Depuis 2016, la France a perdu plus de 900 000 vaches, l'effectif total du cheptel ayant été ramené de 8 à 7 millions, lait et viande confondus. Pendant quelques années, l'abattage a contribué à créer de l'activité, mais celle-ci n'était qu'artificielle puisque nous perdions ainsi tant les vaches que les veaux auxquels elles auraient pu donner naissance. Entre 2016 et 2021, la décapitalisation s'est paradoxalement faite sans baisse de la production de viande, mais ce n'est désormais plus le cas. La consommation diminue, certes, mais beaucoup moins vite que la production, si bien que l'approvisionnement est de moins en moins facile pour la filière. Si l'on enrayait la décapitalisation, on observerait une rupture de charge en matière d'abattage, ce qui n'est pas le cas pour toutes les productions.
Nous avons des échanges à un niveau intra-européen car les habitudes des consommateurs varient selon les pays : les Français consomment plutôt de la viande de femelle alors qu'en Allemagne, en Italie ou en Grèce, on constate une préférence pour les animaux jeunes. Nous avons donc créé des marques, comme Charoluxe ou Bovillage, spécialement distribuées dans ces pays. À l'inverse, l'Allemagne, les Pays-Bas et l'Irlande nous retournent des pièces spécifiques, telles que la hampe ou la bavette, que nous ne trouvons souvent pas assez sur les carcasses. Ces échanges commerciaux ne nous posent pas de problème, à condition que les importations respectent les standards imposés à nos productions. S'agissant des exportations, nous nous adaptons aux souhaits de l'acheteur : en Europe, les demandes concernent certains types de produits, alors que les pays tiers, notamment asiatiques, ont souvent des exigences sanitaires qui nécessitent des agréments d'abattoir et des audits réguliers. Nous sommes à la recherche d'un équilibre commercial, qui tient compte de la nécessité de valoriser des produits peu consommés en France, comme les abats, mais qui pourraient l'être en Asie. Nous avons ainsi demandé un agrément pour les abats ou les animaux de moins de 30 mois.

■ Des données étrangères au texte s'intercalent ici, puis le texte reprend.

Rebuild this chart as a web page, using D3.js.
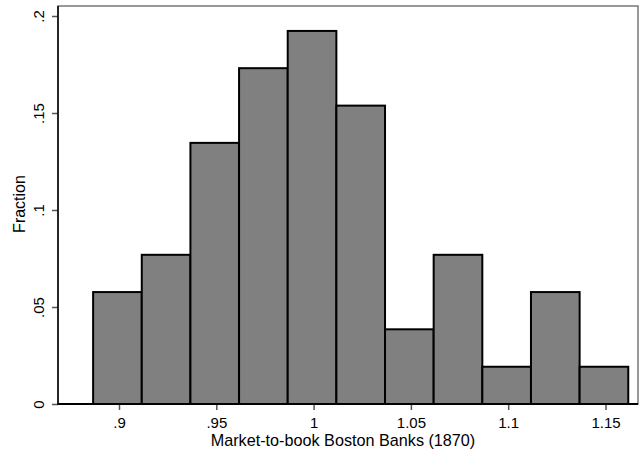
<!DOCTYPE html>
<html>
<head>
<meta charset="utf-8">
<script src="https://cdn.jsdelivr.net/npm/d3@7"></script>
<style>
  body { margin: 0; background: #fff; }
  text { font-family: Arial, "Liberation Sans", sans-serif; }
</style>
</head>
<body>
<script>
// Histogram: market-to-book ratio of Boston banks, 1870
const width = 641;
const height = 456;

// bin edges start / width, and fraction in each bin (counts out of 52)
const binStart = 0.8867;
const binWidth = 0.025;
const fractions = [0.0577, 0.0769, 0.1346, 0.1731, 0.1923, 0.1538, 0.0385, 0.0769, 0.0192, 0.0577, 0.0192];

const xTicks = [0.9, 0.95, 1, 1.05, 1.1, 1.15];
const xTickLabels = [".9", ".95", "1", "1.05", "1.1", "1.15"];
const yTicks = [0, 0.05, 0.1, 0.15, 0.2];
const yTickLabels = ["0", ".05", ".1", ".15", ".2"];

const margin = { left: 58, right: 3, top: 6, bottom: 52 };

const svg = d3.select("body").append("svg")
  .attr("width", width)
  .attr("height", height);

const x = d3.scaleLinear().domain([0.9, 1.15]).range([119, 605.5]);
const y = d3.scaleLinear().domain([0, 0.2]).range([404, 16]);

// plot box (top / right in gray)
svg.append("rect")
  .attr("x", margin.left)
  .attr("y", margin.top)
  .attr("width", width - margin.right - margin.left)
  .attr("height", 404 - margin.top)
  .attr("fill", "#fff")
  .attr("stroke", "#777")
  .attr("stroke-width", 1.5);

// bars
svg.append("g")
  .selectAll("rect")
  .data(fractions)
  .join("rect")
  .attr("x", (d, i) => x(binStart + i * binWidth))
  .attr("y", d => y(d))
  .attr("width", x(binStart + binWidth) - x(binStart))
  .attr("height", d => y(0) - y(d))
  .attr("fill", "#808080")
  .attr("stroke", "#000")
  .attr("stroke-width", 2);

// x axis
const xAxis = svg.append("g")
  .attr("transform", "translate(0,404)")
  .call(d3.axisBottom(x).tickValues(xTicks).tickSize(6).tickPadding(7)
    .tickFormat((d, i) => xTickLabels[i]));
xAxis.select(".domain").remove();
xAxis.selectAll(".tick line").attr("stroke", "#555").attr("stroke-width", 1.5);
xAxis.selectAll("text").attr("font-size", 15).attr("fill", "#000");
svg.append("line")
  .attr("x1", margin.left).attr("x2", width - margin.right)
  .attr("y1", 404).attr("y2", 404)
  .attr("stroke", "#000").attr("stroke-width", 2);

// y axis
const yAxis = svg.append("g")
  .attr("transform", `translate(${margin.left},0)`)
  .call(d3.axisLeft(y).tickValues(yTicks).tickSize(6).tickPadding(0)
    .tickFormat((d, i) => yTickLabels[i]));
yAxis.select(".domain").remove();
yAxis.selectAll(".tick line").attr("stroke", "#555").attr("stroke-width", 1.5);
yAxis.selectAll("text")
  .attr("font-size", 15)
  .attr("fill", "#000")
  .attr("x", 0)
  .attr("dy", 0)
  .attr("text-anchor", "middle")
  .attr("transform", "translate(-14,0) rotate(-90)");
svg.append("line")
  .attr("x1", margin.left).attr("x2", margin.left)
  .attr("y1", margin.top).attr("y2", 405)
  .attr("stroke", "#000").attr("stroke-width", 1.5);

// axis titles
svg.append("text")
  .attr("x", 343)
  .attr("y", 446)
  .attr("text-anchor", "middle")
  .attr("font-size", 16.2)
  .text("Market-to-book Boston Banks (1870)");

svg.append("text")
  .attr("transform", "translate(25,204) rotate(-90)")
  .attr("text-anchor", "middle")
  .attr("font-size", 16)
  .text("Fraction");
</script>
</body>
</html>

La filière viande, ovins compris, représente quelque 500 000 emplois et des productions très diverses. Elle fonctionne selon un modèle d'élevage fondé sur la valorisation de millions d'hectares de prairies et caractérisé par une très grande autonomie : contrairement à ce qui est pratiqué ailleurs, les éleveurs produisent eux-mêmes la majeure partie de l'alimentation de leurs animaux.
La filière perd peu à peu sa souveraineté. Dans le cadre d'un plan de reconquête, nous devons donc trouver les ressources pour défendre notre modèle d'élevage et notre filière, caractérisée par le respect du principe de précaution et la garantie de la traçabilité. Il convient aussi de renouveler les générations et de contractualiser afin de donner des perspectives aux éleveurs en activité et aux nouvelles générations.
La France ne peut pas continuer de perdre ses élevages et ses vaches. Compte tenu de la baisse de consommation observée cette dernière décennie, de la pyramide des âges et des données de la Mutualité sociale agricole (MSA), le taux d'auto-approvisionnement en viande bovine en France pourrait tomber à 67 % en 2035. Nous essayons d'inverser cette tendance en favorisant le recours à la contractualisation, la visibilité et la traçabilité des produits. Il s'agit de préserver l'élevage, la filière et les emplois sur tout le territoire. Le plus important est que le consommateur puisse, dans n'importe quelles circonstances, avoir accès à l'origine de la viande, qu'elle soit brute, transformée ou utilisée comme ingrédient. Il nous faut absolument une transparence en la matière.